*Aim of the exercise*:
Any picture among the records should be left out, please; retype the rest exactly.
* * * * * * *
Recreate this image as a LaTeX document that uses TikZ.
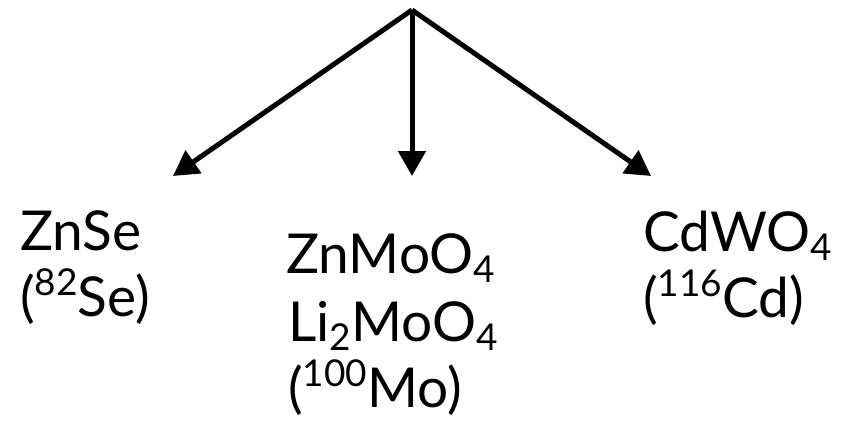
\documentclass[tikz,border=0pt]{standalone}
\usepackage{fontspec}
\setmainfont{Lato}
\usetikzlibrary{arrows.meta}
\newcommand{\chsub}[1]{\raisebox{-0.17em}{\fontsize{37}{37}\selectfont #1}}
\newcommand{\chsup}[1]{\raisebox{0.38em}{\fontsize{37}{37}\selectfont #1}}
\tikzset{
  lbl/.style={anchor=base west, inner sep=0pt, font=\fontsize{55}{60}\selectfont},
  arr/.style={line width=5pt, -{Triangle[length=25pt,width=27pt]}}
}
\begin{document}
\begin{tikzpicture}[x=1pt,y=-1pt]
\useasboundingbox (0,0) rectangle (849,423);
\coordinate (top) at (412,10);
\coordinate (tl) at (173,176);
\coordinate (tm) at (412,176);
\coordinate (tr) at (651,176);
\draw[arr] (top) -- (tl);
\draw[arr] (top) -- (tm);
\draw[arr] (top) -- (tr);
\node[lbl] (a1) at (20,250) {ZnSe};
\node[lbl] (a2) at (20,316) {(\chsup{82}Se)};
\node[lbl] (b1) at (286,273) {ZnMoO\chsub{4}};
\node[lbl] (b2) at (288,341) {Li\chsub{2}MoO\chsub{4}};
\node[lbl] (b3) at (288,407) {(\chsup{100}Mo)};
\node[lbl] (c1) at (643,251) {CdWO\chsub{4}};
\node[lbl] (c2) at (643,317) {(\chsup{116}Cd)};
\end{tikzpicture}
\end{document}
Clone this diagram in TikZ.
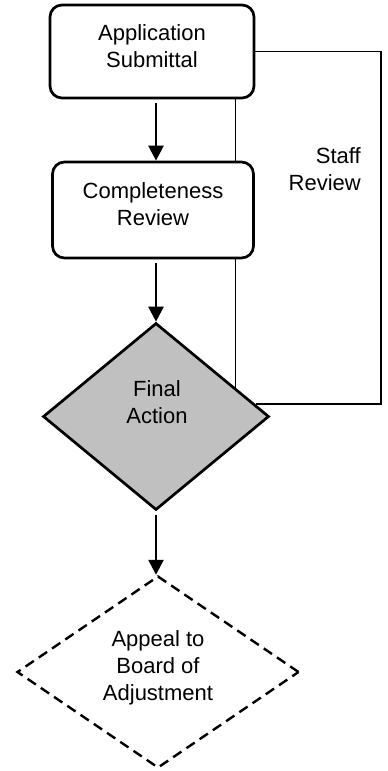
* * * * * * *
*Answer to the problem*:
Recreate this image as a LaTeX document that uses TikZ.
\documentclass[tikz,border=0pt]{standalone}
\usepackage{fontspec}
\setmainfont{Lato}
\usetikzlibrary{arrows.meta}
\newcommand{\chsub}[1]{\raisebox{-0.17em}{\fontsize{37}{37}\selectfont #1}}
\newcommand{\chsup}[1]{\raisebox{0.38em}{\fontsize{37}{37}\selectfont #1}}
\tikzset{
  lbl/.style={anchor=base west, inner sep=0pt, font=\fontsize{55}{60}\selectfont},
  arr/.style={line width=5pt, -{Triangle[length=25pt,width=27pt]}}
}
\begin{document}
\begin{tikzpicture}[x=1pt,y=-1pt]
\useasboundingbox (0,0) rectangle (849,423);
\coordinate (top) at (412,10);
\coordinate (tl) at (173,176);
\coordinate (tm) at (412,176);
\coordinate (tr) at (651,176);
\draw[arr] (top) -- (tl);
\draw[arr] (top) -- (tm);
\draw[arr] (top) -- (tr);
\node[lbl] (a1) at (20,250) {ZnSe};
\node[lbl] (a2) at (20,316) {(\chsup{82}Se)};
\node[lbl] (b1) at (286,273) {ZnMoO\chsub{4}};
\node[lbl] (b2) at (288,341) {Li\chsub{2}MoO\chsub{4}};
\node[lbl] (b3) at (288,407) {(\chsup{100}Mo)};
\node[lbl] (c1) at (643,251) {CdWO\chsub{4}};
\node[lbl] (c2) at (643,317) {(\chsup{116}Cd)};
\end{tikzpicture}
\end{document}
Clone this diagram in TikZ.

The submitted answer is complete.